From the records below, extract all the text exactly and leave the images behind.

[Code that draws figures]
=======

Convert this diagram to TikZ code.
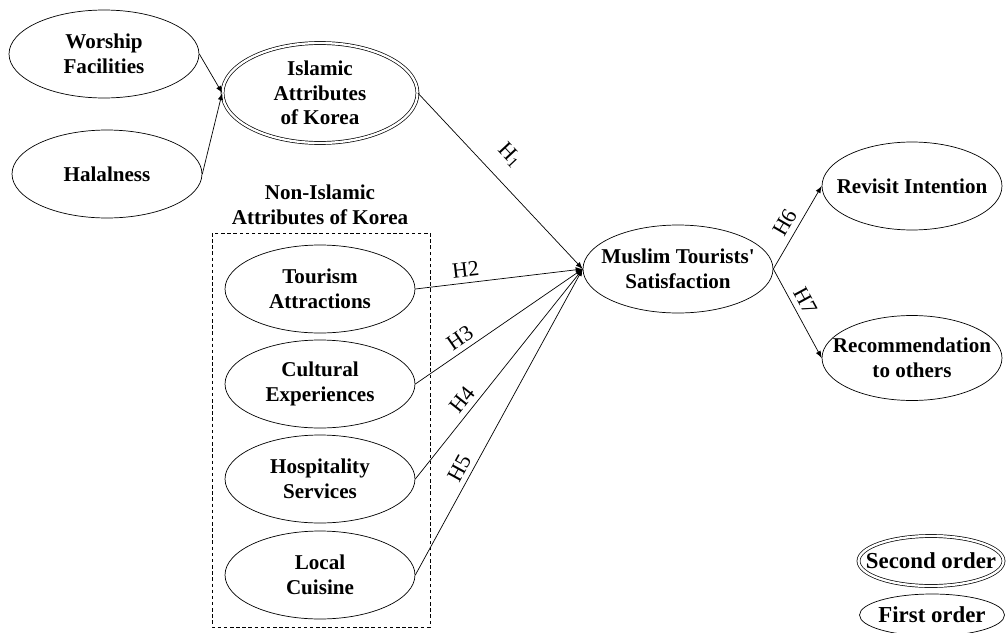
\documentclass[tikz,border=0pt]{standalone}
\usepackage{fontspec}
\setmainfont{Liberation Serif}
\usetikzlibrary{shapes.geometric,arrows}
\tikzset{>=latex}

\begin{document}
\begin{tikzpicture}[x=0.02cm,y=-0.02cm,
  factor/.style={draw, ellipse, inner xsep=-0.4cm, inner ysep=0pt, minimum width=3.8cm, minimum height=1.76cm, align=center, font=\fontsize{12}{14}\selectfont\bfseries},
  second/.style={factor, double, double distance=1.3pt},
  hyp/.style={above, sloped, inner sep=3pt, font=\fontsize{12.5}{14}\selectfont}]

\useasboundingbox (0,0) rectangle (1007,632);

% Islamic attributes
\node[factor] (wf) at (104,54) {Worship\\Facilities};
\node[factor] (hal) at (107,174) {Halalness};
\node[second, minimum width=3.9cm, minimum height=2cm] (isl) at (320,93) {Islamic\\Attributes\\of Korea};

% Non-Islamic attributes
\node[font=\fontsize{12}{14}\selectfont\bfseries, align=center] (nonisl) at (320,205) {Non-Islamic\\Attributes of Korea};
\draw[dash pattern=on 2pt off 1.5pt] (212,233) rectangle (430,627);

\node[factor] (ta) at (320,289) {Tourism\\Attractions};
\node[factor] (ce) at (320,384) {Cultural\\Experiences};
\node[factor] (hs) at (320,479) {Hospitality\\Services};
\node[factor] (lc) at (320,575) {Local\\Cuisine};

% Outcomes
\node[factor] (mts) at (678,269) {Muslim Tourists\textquotesingle\\Satisfaction};
\node[factor, minimum width=3.6cm] (ri) at (912,186) {Revisit Intention};
\node[factor, minimum width=3.6cm, minimum height=1.7cm] (rec) at (912,358) {Recommendation\\to others};

% Legend
\node[second, minimum width=2.9cm, minimum height=1cm, font=\fontsize{13}{15}\selectfont\bfseries] (so) at (931,561) {Second order};
\node[factor, minimum width=2.9cm, minimum height=0.84cm, font=\fontsize{13}{15}\selectfont\bfseries] (fo) at (932,615) {First order};

\draw[->] (wf.east) -- (isl.west);
\draw[->] (hal.east) -- (isl.west);
\draw[->] (isl.east) -- node[hyp, pos=0.45, above=6pt] {H\textsubscript{1}} (mts.west);
\draw[->] (ta.east) -- node[hyp, pos=0.31] {H2} (mts.west);
\draw[->] (ce.east) -- node[hyp, pos=0.31] {H3} (mts.west);
\draw[->] (hs.east) -- node[hyp, pos=0.34] {H4} (mts.west);
\draw[->] (lc.east) -- node[hyp, pos=0.33] {H5} (mts.west);
\draw[->] (mts.east) -- node[hyp, pos=0.48] {H6} (ri.west);
\draw[->] (mts.east) -- node[hyp, pos=0.43] {H7} (rec.west);

\end{tikzpicture}
\end{document}
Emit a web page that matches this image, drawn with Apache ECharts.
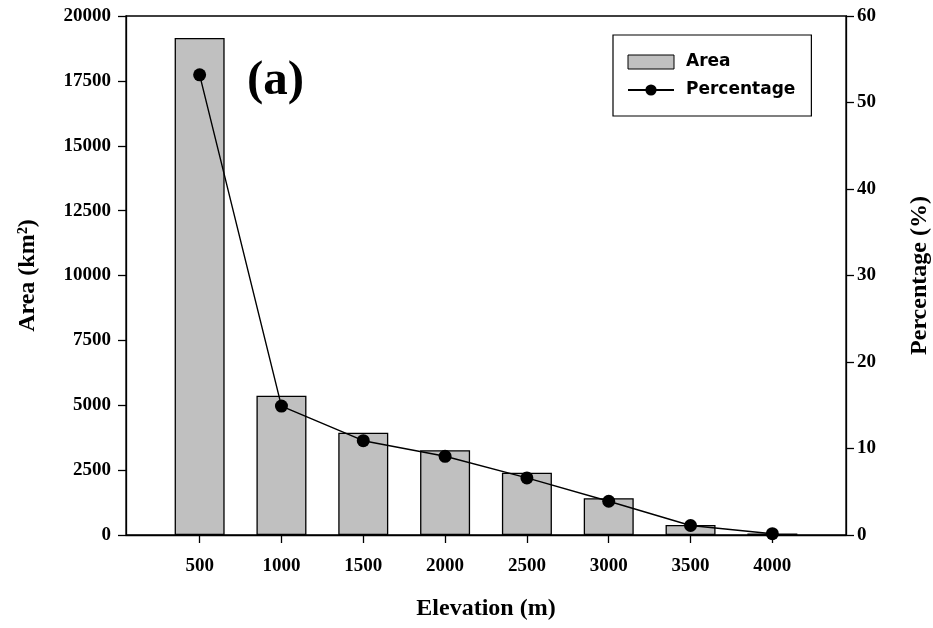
<!DOCTYPE html>
<html>
<head>
<meta charset="utf-8">
<script src="https://cdn.jsdelivr.net/npm/echarts@6/dist/echarts.min.js"></script>
<style>html,body{margin:0;padding:0;background:#fff;}#c{width:933px;height:628px;}</style>
</head>
<body>
<div id="c"></div>
<script>
const elevations = [500, 1000, 1500, 2000, 2500, 3000, 3500, 4000];
const areaValues = [19150, 5370, 3940, 3270, 2400, 1420, 390, 60];
const percentValues = [53.2, 14.9, 10.9, 9.1, 6.6, 3.9, 1.1, 0.15];
const xTicks = [500, 1000, 1500, 2000, 2500, 3000, 3500, 4000];
const leftTicks = [0, 2500, 5000, 7500, 10000, 12500, 15000, 17500, 20000];
const rightTicks = [0, 10, 20, 30, 40, 50, 60];

const serif = '"Liberation Serif", "Times New Roman", serif';
const sans = '"DejaVu Sans", Verdana, sans-serif';
const plain = v => String(v);

const chart = echarts.init(document.getElementById('c'), null, {renderer: 'canvas'});
const axisLine = {show: true, lineStyle: {color: '#000', width: 1.3}};
const tick = {show: true, inside: false, length: 8, lineStyle: {color: '#000', width: 1.3}};
const labelFont = {fontFamily: serif, fontWeight: 'bold', fontSize: 19, color: '#000'};
const nameFont = {fontFamily: serif, fontWeight: 'bold', fontSize: 24, color: '#000'};
chart.setOption({
  animation: false,
  backgroundColor: '#fff',
  grid: {left: 126, right: 87, top: 16, bottom: 93, show: true, borderColor: '#000', borderWidth: 1.3, containLabel: false, outerBoundsMode: 'none'},
  legend: {
    left: 613, top: 35, orient: 'vertical',
    padding: [17, 16, 16, 14], itemGap: 8,
    itemWidth: 46, itemHeight: 14,
    borderColor: '#000', borderWidth: 1.2,
    textStyle: {fontFamily: sans, fontWeight: 'bold', fontSize: 17, color: '#000', padding: [0, 0, 0, 7], lineHeight: 20},
    data: [
      {name: 'Area', icon: 'rect', itemStyle: {color: '#c0c0c0', borderColor: '#000', borderWidth: 1}},
      {name: 'Percentage'}
    ]
  },
  xAxis: {
    type: 'value', min: 50, max: 4450,
    name: 'Elevation (m)', nameLocation: 'middle', nameGap: 62,
    nameTextStyle: nameFont,
    axisLine: axisLine, splitLine: {show: false},
    axisTick: Object.assign({customValues: xTicks}, tick),
    axisLabel: Object.assign({customValues: xTicks, margin: 22, formatter: plain}, labelFont)
  },
  yAxis: [
    {
      type: 'value', min: 0, max: 20000, interval: 2500, position: 'left',
      name: 'Area (km²)', nameLocation: 'middle', nameGap: 86, nameRotate: 90,
      nameTextStyle: nameFont,
      axisLine: axisLine, axisTick: tick, splitLine: {show: false},
      axisLabel: Object.assign({customValues: leftTicks, margin: 15, formatter: plain}, labelFont)
    },
    {
      type: 'value', min: 0, max: 60, interval: 10, position: 'right',
      name: 'Percentage (%)', nameLocation: 'middle', nameGap: 62, nameRotate: 90,
      nameTextStyle: nameFont,
      axisLine: axisLine, axisTick: tick, splitLine: {show: false},
      axisLabel: Object.assign({customValues: rightTicks, margin: 11, formatter: plain}, labelFont)
    }
  ],
  graphic: [{
    type: 'text', left: 247, top: 57,
    style: {text: '(a)', font: 'bold 49px ' + serif, fill: '#000'}
  }],
  series: [
    {
      name: 'Area', type: 'bar', yAxisIndex: 0, barWidth: 50,
      itemStyle: {color: '#c0c0c0', borderColor: '#000', borderWidth: 1.3},
      data: elevations.map((e, i) => [e, areaValues[i]])
    },
    {
      name: 'Percentage', type: 'line', yAxisIndex: 1,
      symbol: 'circle', symbolSize: 13,
      lineStyle: {color: '#000', width: 1.4},
      itemStyle: {color: '#000'},
      data: elevations.map((e, i) => [e, percentValues[i]]),
      z: 5
    }
  ]
});
</script>
</body>
</html>
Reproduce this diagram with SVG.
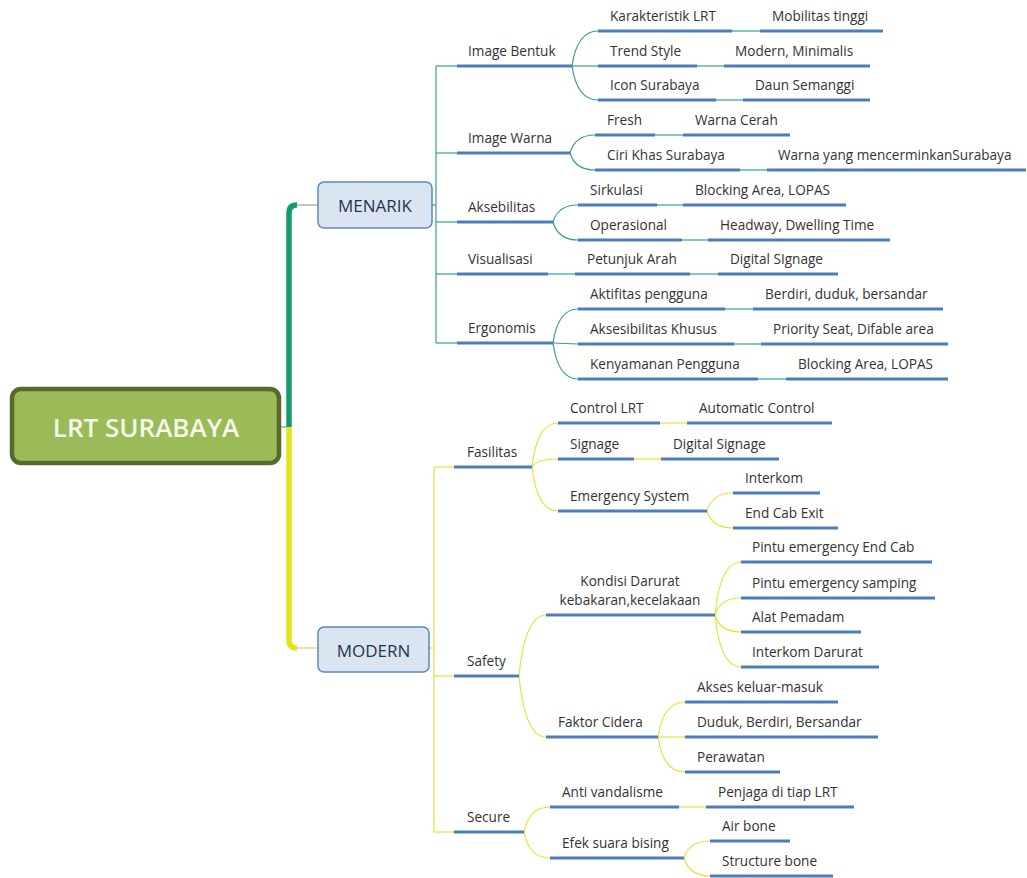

=======

[RESULT OF THIS EXERCISE]
Convert this diagram to TikZ code.
\documentclass[tikz,border=0pt]{standalone}
\usepackage{fontspec}
\setmainfont{Liberation Serif}
\usetikzlibrary{shapes.geometric,arrows}
\tikzset{>=latex}

\begin{document}
\begin{tikzpicture}[x=0.02cm,y=-0.02cm,
  factor/.style={draw, ellipse, inner xsep=-0.4cm, inner ysep=0pt, minimum width=3.8cm, minimum height=1.76cm, align=center, font=\fontsize{12}{14}\selectfont\bfseries},
  second/.style={factor, double, double distance=1.3pt},
  hyp/.style={above, sloped, inner sep=3pt, font=\fontsize{12.5}{14}\selectfont}]

\useasboundingbox (0,0) rectangle (1007,632);

% Islamic attributes
\node[factor] (wf) at (104,54) {Worship\\Facilities};
\node[factor] (hal) at (107,174) {Halalness};
\node[second, minimum width=3.9cm, minimum height=2cm] (isl) at (320,93) {Islamic\\Attributes\\of Korea};

% Non-Islamic attributes
\node[font=\fontsize{12}{14}\selectfont\bfseries, align=center] (nonisl) at (320,205) {Non-Islamic\\Attributes of Korea};
\draw[dash pattern=on 2pt off 1.5pt] (212,233) rectangle (430,627);

\node[factor] (ta) at (320,289) {Tourism\\Attractions};
\node[factor] (ce) at (320,384) {Cultural\\Experiences};
\node[factor] (hs) at (320,479) {Hospitality\\Services};
\node[factor] (lc) at (320,575) {Local\\Cuisine};

% Outcomes
\node[factor] (mts) at (678,269) {Muslim Tourists\textquotesingle\\Satisfaction};
\node[factor, minimum width=3.6cm] (ri) at (912,186) {Revisit Intention};
\node[factor, minimum width=3.6cm, minimum height=1.7cm] (rec) at (912,358) {Recommendation\\to others};

% Legend
\node[second, minimum width=2.9cm, minimum height=1cm, font=\fontsize{13}{15}\selectfont\bfseries] (so) at (931,561) {Second order};
\node[factor, minimum width=2.9cm, minimum height=0.84cm, font=\fontsize{13}{15}\selectfont\bfseries] (fo) at (932,615) {First order};

\draw[->] (wf.east) -- (isl.west);
\draw[->] (hal.east) -- (isl.west);
\draw[->] (isl.east) -- node[hyp, pos=0.45, above=6pt] {H\textsubscript{1}} (mts.west);
\draw[->] (ta.east) -- node[hyp, pos=0.31] {H2} (mts.west);
\draw[->] (ce.east) -- node[hyp, pos=0.31] {H3} (mts.west);
\draw[->] (hs.east) -- node[hyp, pos=0.34] {H4} (mts.west);
\draw[->] (lc.east) -- node[hyp, pos=0.33] {H5} (mts.west);
\draw[->] (mts.east) -- node[hyp, pos=0.48] {H6} (ri.west);
\draw[->] (mts.east) -- node[hyp, pos=0.43] {H7} (rec.west);

\end{tikzpicture}
\end{document}
Emit a web page that matches this image, drawn with Apache ECharts.
<!DOCTYPE html>
<html>
<head>
<meta charset="utf-8">
<script src="https://cdn.jsdelivr.net/npm/echarts@6/dist/echarts.min.js"></script>
<style>html,body{margin:0;padding:0;background:#fff;}#c{width:933px;height:628px;}</style>
</head>
<body>
<div id="c"></div>
<script>
const elevations = [500, 1000, 1500, 2000, 2500, 3000, 3500, 4000];
const areaValues = [19150, 5370, 3940, 3270, 2400, 1420, 390, 60];
const percentValues = [53.2, 14.9, 10.9, 9.1, 6.6, 3.9, 1.1, 0.15];
const xTicks = [500, 1000, 1500, 2000, 2500, 3000, 3500, 4000];
const leftTicks = [0, 2500, 5000, 7500, 10000, 12500, 15000, 17500, 20000];
const rightTicks = [0, 10, 20, 30, 40, 50, 60];

const serif = '"Liberation Serif", "Times New Roman", serif';
const sans = '"DejaVu Sans", Verdana, sans-serif';
const plain = v => String(v);

const chart = echarts.init(document.getElementById('c'), null, {renderer: 'canvas'});
const axisLine = {show: true, lineStyle: {color: '#000', width: 1.3}};
const tick = {show: true, inside: false, length: 8, lineStyle: {color: '#000', width: 1.3}};
const labelFont = {fontFamily: serif, fontWeight: 'bold', fontSize: 19, color: '#000'};
const nameFont = {fontFamily: serif, fontWeight: 'bold', fontSize: 24, color: '#000'};
chart.setOption({
  animation: false,
  backgroundColor: '#fff',
  grid: {left: 126, right: 87, top: 16, bottom: 93, show: true, borderColor: '#000', borderWidth: 1.3, containLabel: false, outerBoundsMode: 'none'},
  legend: {
    left: 613, top: 35, orient: 'vertical',
    padding: [17, 16, 16, 14], itemGap: 8,
    itemWidth: 46, itemHeight: 14,
    borderColor: '#000', borderWidth: 1.2,
    textStyle: {fontFamily: sans, fontWeight: 'bold', fontSize: 17, color: '#000', padding: [0, 0, 0, 7], lineHeight: 20},
    data: [
      {name: 'Area', icon: 'rect', itemStyle: {color: '#c0c0c0', borderColor: '#000', borderWidth: 1}},
      {name: 'Percentage'}
    ]
  },
  xAxis: {
    type: 'value', min: 50, max: 4450,
    name: 'Elevation (m)', nameLocation: 'middle', nameGap: 62,
    nameTextStyle: nameFont,
    axisLine: axisLine, splitLine: {show: false},
    axisTick: Object.assign({customValues: xTicks}, tick),
    axisLabel: Object.assign({customValues: xTicks, margin: 22, formatter: plain}, labelFont)
  },
  yAxis: [
    {
      type: 'value', min: 0, max: 20000, interval: 2500, position: 'left',
      name: 'Area (km²)', nameLocation: 'middle', nameGap: 86, nameRotate: 90,
      nameTextStyle: nameFont,
      axisLine: axisLine, axisTick: tick, splitLine: {show: false},
      axisLabel: Object.assign({customValues: leftTicks, margin: 15, formatter: plain}, labelFont)
    },
    {
      type: 'value', min: 0, max: 60, interval: 10, position: 'right',
      name: 'Percentage (%)', nameLocation: 'middle', nameGap: 62, nameRotate: 90,
      nameTextStyle: nameFont,
      axisLine: axisLine, axisTick: tick, splitLine: {show: false},
      axisLabel: Object.assign({customValues: rightTicks, margin: 11, formatter: plain}, labelFont)
    }
  ],
  graphic: [{
    type: 'text', left: 247, top: 57,
    style: {text: '(a)', font: 'bold 49px ' + serif, fill: '#000'}
  }],
  series: [
    {
      name: 'Area', type: 'bar', yAxisIndex: 0, barWidth: 50,
      itemStyle: {color: '#c0c0c0', borderColor: '#000', borderWidth: 1.3},
      data: elevations.map((e, i) => [e, areaValues[i]])
    },
    {
      name: 'Percentage', type: 'line', yAxisIndex: 1,
      symbol: 'circle', symbolSize: 13,
      lineStyle: {color: '#000', width: 1.4},
      itemStyle: {color: '#000'},
      data: elevations.map((e, i) => [e, percentValues[i]]),
      z: 5
    }
  ]
});
</script>
</body>
</html>
Reproduce this diagram with SVG.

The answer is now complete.